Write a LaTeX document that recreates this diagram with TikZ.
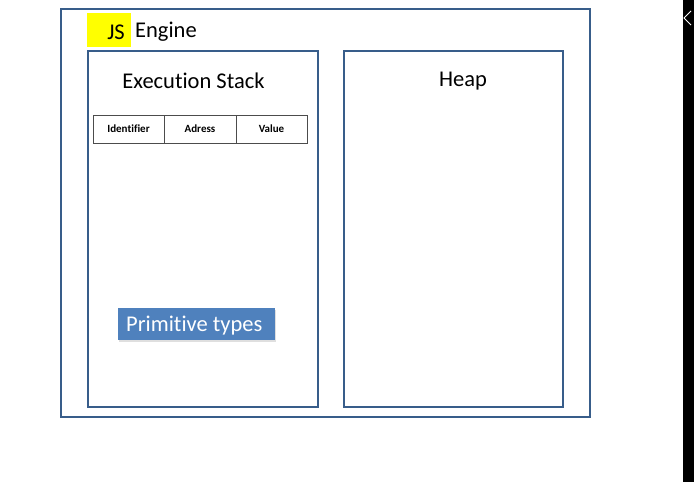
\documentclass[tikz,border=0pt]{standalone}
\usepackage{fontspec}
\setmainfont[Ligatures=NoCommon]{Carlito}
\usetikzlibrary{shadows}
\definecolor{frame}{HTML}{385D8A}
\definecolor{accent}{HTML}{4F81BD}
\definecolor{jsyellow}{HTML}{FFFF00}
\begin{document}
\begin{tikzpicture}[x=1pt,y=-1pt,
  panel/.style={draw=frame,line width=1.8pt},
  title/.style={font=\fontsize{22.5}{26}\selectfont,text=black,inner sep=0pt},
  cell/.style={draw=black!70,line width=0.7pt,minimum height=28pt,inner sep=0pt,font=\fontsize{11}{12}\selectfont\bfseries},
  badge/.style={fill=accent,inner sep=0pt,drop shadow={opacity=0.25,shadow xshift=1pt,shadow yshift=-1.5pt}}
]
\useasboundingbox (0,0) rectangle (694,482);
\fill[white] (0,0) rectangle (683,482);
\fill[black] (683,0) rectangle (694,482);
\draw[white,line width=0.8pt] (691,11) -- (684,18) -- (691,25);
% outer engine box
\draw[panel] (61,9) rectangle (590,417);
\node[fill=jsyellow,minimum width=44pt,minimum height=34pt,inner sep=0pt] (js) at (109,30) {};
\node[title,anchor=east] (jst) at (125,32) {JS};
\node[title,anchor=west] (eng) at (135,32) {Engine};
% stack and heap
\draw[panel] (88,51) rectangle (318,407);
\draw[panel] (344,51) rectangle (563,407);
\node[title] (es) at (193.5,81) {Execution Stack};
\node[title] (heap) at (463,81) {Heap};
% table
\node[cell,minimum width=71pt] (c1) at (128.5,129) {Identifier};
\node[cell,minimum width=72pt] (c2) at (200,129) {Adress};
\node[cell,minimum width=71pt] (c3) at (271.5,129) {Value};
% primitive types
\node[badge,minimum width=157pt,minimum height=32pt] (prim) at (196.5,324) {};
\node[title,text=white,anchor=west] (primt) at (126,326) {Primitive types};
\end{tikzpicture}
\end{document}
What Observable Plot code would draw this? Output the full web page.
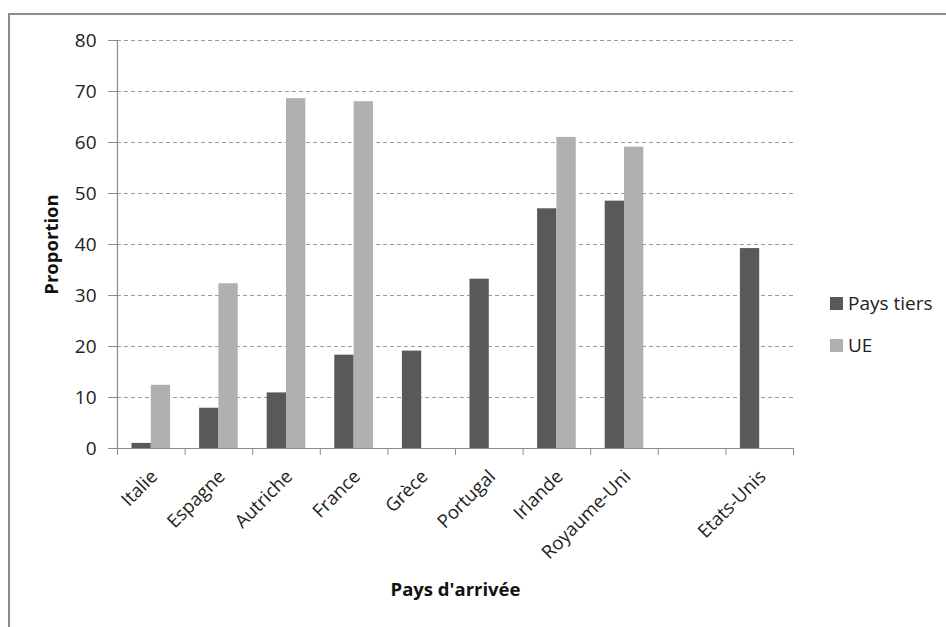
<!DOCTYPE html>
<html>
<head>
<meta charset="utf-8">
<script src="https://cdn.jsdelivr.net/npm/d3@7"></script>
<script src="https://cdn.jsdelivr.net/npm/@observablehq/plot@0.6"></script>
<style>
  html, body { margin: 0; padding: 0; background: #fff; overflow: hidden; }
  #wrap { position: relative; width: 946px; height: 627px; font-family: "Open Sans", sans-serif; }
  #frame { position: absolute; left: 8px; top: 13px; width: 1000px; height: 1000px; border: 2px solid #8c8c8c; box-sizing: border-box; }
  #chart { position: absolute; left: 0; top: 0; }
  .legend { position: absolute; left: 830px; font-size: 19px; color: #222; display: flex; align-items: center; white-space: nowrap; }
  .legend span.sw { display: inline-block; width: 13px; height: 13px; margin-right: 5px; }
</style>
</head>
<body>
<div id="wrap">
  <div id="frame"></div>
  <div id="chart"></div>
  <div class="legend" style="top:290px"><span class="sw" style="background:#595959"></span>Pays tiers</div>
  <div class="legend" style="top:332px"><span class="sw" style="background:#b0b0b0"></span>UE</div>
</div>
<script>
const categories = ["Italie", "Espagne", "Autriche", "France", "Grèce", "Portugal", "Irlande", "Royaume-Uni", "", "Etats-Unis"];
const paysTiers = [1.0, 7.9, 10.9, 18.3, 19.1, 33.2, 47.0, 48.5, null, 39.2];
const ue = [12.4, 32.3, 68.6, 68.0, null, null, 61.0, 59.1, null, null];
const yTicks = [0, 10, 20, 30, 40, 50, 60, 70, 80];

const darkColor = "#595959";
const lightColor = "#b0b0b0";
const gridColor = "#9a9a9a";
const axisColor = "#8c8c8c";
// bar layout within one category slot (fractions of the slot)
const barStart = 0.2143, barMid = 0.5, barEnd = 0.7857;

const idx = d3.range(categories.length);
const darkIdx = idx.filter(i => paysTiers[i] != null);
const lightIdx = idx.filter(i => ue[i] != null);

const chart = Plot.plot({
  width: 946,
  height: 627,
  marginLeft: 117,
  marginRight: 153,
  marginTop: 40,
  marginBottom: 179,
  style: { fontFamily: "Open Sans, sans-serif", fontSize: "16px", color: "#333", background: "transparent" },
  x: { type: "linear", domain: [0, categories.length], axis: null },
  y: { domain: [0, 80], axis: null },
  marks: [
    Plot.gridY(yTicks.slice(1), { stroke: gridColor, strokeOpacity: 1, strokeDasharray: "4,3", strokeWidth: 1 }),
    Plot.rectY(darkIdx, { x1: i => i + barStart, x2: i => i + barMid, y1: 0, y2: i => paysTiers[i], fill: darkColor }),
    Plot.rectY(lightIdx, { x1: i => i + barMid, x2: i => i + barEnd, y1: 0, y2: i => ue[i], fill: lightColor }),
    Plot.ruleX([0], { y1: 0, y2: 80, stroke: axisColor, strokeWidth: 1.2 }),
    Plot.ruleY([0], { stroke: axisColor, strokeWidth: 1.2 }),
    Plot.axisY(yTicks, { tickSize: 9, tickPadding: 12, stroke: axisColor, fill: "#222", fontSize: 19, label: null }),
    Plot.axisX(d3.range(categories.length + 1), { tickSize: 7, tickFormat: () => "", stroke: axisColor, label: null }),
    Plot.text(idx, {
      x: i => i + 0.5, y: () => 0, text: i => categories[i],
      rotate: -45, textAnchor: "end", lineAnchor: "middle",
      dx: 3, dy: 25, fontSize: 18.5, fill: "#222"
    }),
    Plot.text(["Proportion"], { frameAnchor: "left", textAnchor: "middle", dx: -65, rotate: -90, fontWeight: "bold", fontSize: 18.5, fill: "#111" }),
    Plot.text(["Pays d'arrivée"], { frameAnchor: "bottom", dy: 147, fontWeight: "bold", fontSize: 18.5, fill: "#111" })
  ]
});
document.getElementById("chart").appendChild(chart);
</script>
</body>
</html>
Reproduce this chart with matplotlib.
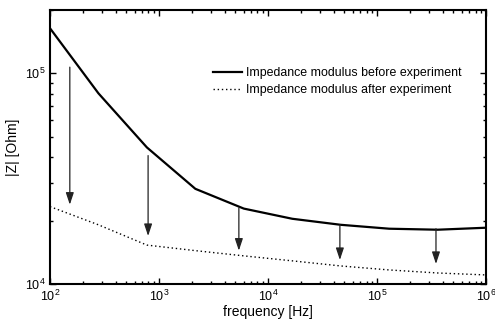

================

• _Direction_
Copy every entry word for word, but omit the pictures.

• _Exercise output_
Write a LaTeX document that recreates this diagram with TikZ.
\documentclass[tikz,border=0pt]{standalone}
\usepackage{fontspec}
\setmainfont[Ligatures=NoCommon]{Carlito}
\usetikzlibrary{shadows}
\definecolor{frame}{HTML}{385D8A}
\definecolor{accent}{HTML}{4F81BD}
\definecolor{jsyellow}{HTML}{FFFF00}
\begin{document}
\begin{tikzpicture}[x=1pt,y=-1pt,
  panel/.style={draw=frame,line width=1.8pt},
  title/.style={font=\fontsize{22.5}{26}\selectfont,text=black,inner sep=0pt},
  cell/.style={draw=black!70,line width=0.7pt,minimum height=28pt,inner sep=0pt,font=\fontsize{11}{12}\selectfont\bfseries},
  badge/.style={fill=accent,inner sep=0pt,drop shadow={opacity=0.25,shadow xshift=1pt,shadow yshift=-1.5pt}}
]
\useasboundingbox (0,0) rectangle (694,482);
\fill[white] (0,0) rectangle (683,482);
\fill[black] (683,0) rectangle (694,482);
\draw[white,line width=0.8pt] (691,11) -- (684,18) -- (691,25);
% outer engine box
\draw[panel] (61,9) rectangle (590,417);
\node[fill=jsyellow,minimum width=44pt,minimum height=34pt,inner sep=0pt] (js) at (109,30) {};
\node[title,anchor=east] (jst) at (125,32) {JS};
\node[title,anchor=west] (eng) at (135,32) {Engine};
% stack and heap
\draw[panel] (88,51) rectangle (318,407);
\draw[panel] (344,51) rectangle (563,407);
\node[title] (es) at (193.5,81) {Execution Stack};
\node[title] (heap) at (463,81) {Heap};
% table
\node[cell,minimum width=71pt] (c1) at (128.5,129) {Identifier};
\node[cell,minimum width=72pt] (c2) at (200,129) {Adress};
\node[cell,minimum width=71pt] (c3) at (271.5,129) {Value};
% primitive types
\node[badge,minimum width=157pt,minimum height=32pt] (prim) at (196.5,324) {};
\node[title,text=white,anchor=west] (primt) at (126,326) {Primitive types};
\end{tikzpicture}
\end{document}
What Observable Plot code would draw this? Output the full web page.
<!DOCTYPE html>
<html>
<head>
<meta charset="utf-8">
<script src="https://cdn.jsdelivr.net/npm/d3@7"></script>
<script src="https://cdn.jsdelivr.net/npm/@observablehq/plot@0.6"></script>
<style>
  html, body { margin: 0; padding: 0; background: #fff; overflow: hidden; }
  #wrap { position: relative; width: 946px; height: 627px; font-family: "Open Sans", sans-serif; }
  #frame { position: absolute; left: 8px; top: 13px; width: 1000px; height: 1000px; border: 2px solid #8c8c8c; box-sizing: border-box; }
  #chart { position: absolute; left: 0; top: 0; }
  .legend { position: absolute; left: 830px; font-size: 19px; color: #222; display: flex; align-items: center; white-space: nowrap; }
  .legend span.sw { display: inline-block; width: 13px; height: 13px; margin-right: 5px; }
</style>
</head>
<body>
<div id="wrap">
  <div id="frame"></div>
  <div id="chart"></div>
  <div class="legend" style="top:290px"><span class="sw" style="background:#595959"></span>Pays tiers</div>
  <div class="legend" style="top:332px"><span class="sw" style="background:#b0b0b0"></span>UE</div>
</div>
<script>
const categories = ["Italie", "Espagne", "Autriche", "France", "Grèce", "Portugal", "Irlande", "Royaume-Uni", "", "Etats-Unis"];
const paysTiers = [1.0, 7.9, 10.9, 18.3, 19.1, 33.2, 47.0, 48.5, null, 39.2];
const ue = [12.4, 32.3, 68.6, 68.0, null, null, 61.0, 59.1, null, null];
const yTicks = [0, 10, 20, 30, 40, 50, 60, 70, 80];

const darkColor = "#595959";
const lightColor = "#b0b0b0";
const gridColor = "#9a9a9a";
const axisColor = "#8c8c8c";
// bar layout within one category slot (fractions of the slot)
const barStart = 0.2143, barMid = 0.5, barEnd = 0.7857;

const idx = d3.range(categories.length);
const darkIdx = idx.filter(i => paysTiers[i] != null);
const lightIdx = idx.filter(i => ue[i] != null);

const chart = Plot.plot({
  width: 946,
  height: 627,
  marginLeft: 117,
  marginRight: 153,
  marginTop: 40,
  marginBottom: 179,
  style: { fontFamily: "Open Sans, sans-serif", fontSize: "16px", color: "#333", background: "transparent" },
  x: { type: "linear", domain: [0, categories.length], axis: null },
  y: { domain: [0, 80], axis: null },
  marks: [
    Plot.gridY(yTicks.slice(1), { stroke: gridColor, strokeOpacity: 1, strokeDasharray: "4,3", strokeWidth: 1 }),
    Plot.rectY(darkIdx, { x1: i => i + barStart, x2: i => i + barMid, y1: 0, y2: i => paysTiers[i], fill: darkColor }),
    Plot.rectY(lightIdx, { x1: i => i + barMid, x2: i => i + barEnd, y1: 0, y2: i => ue[i], fill: lightColor }),
    Plot.ruleX([0], { y1: 0, y2: 80, stroke: axisColor, strokeWidth: 1.2 }),
    Plot.ruleY([0], { stroke: axisColor, strokeWidth: 1.2 }),
    Plot.axisY(yTicks, { tickSize: 9, tickPadding: 12, stroke: axisColor, fill: "#222", fontSize: 19, label: null }),
    Plot.axisX(d3.range(categories.length + 1), { tickSize: 7, tickFormat: () => "", stroke: axisColor, label: null }),
    Plot.text(idx, {
      x: i => i + 0.5, y: () => 0, text: i => categories[i],
      rotate: -45, textAnchor: "end", lineAnchor: "middle",
      dx: 3, dy: 25, fontSize: 18.5, fill: "#222"
    }),
    Plot.text(["Proportion"], { frameAnchor: "left", textAnchor: "middle", dx: -65, rotate: -90, fontWeight: "bold", fontSize: 18.5, fill: "#111" }),
    Plot.text(["Pays d'arrivée"], { frameAnchor: "bottom", dy: 147, fontWeight: "bold", fontSize: 18.5, fill: "#111" })
  ]
});
document.getElementById("chart").appendChild(chart);
</script>
</body>
</html>
Reproduce this chart with matplotlib.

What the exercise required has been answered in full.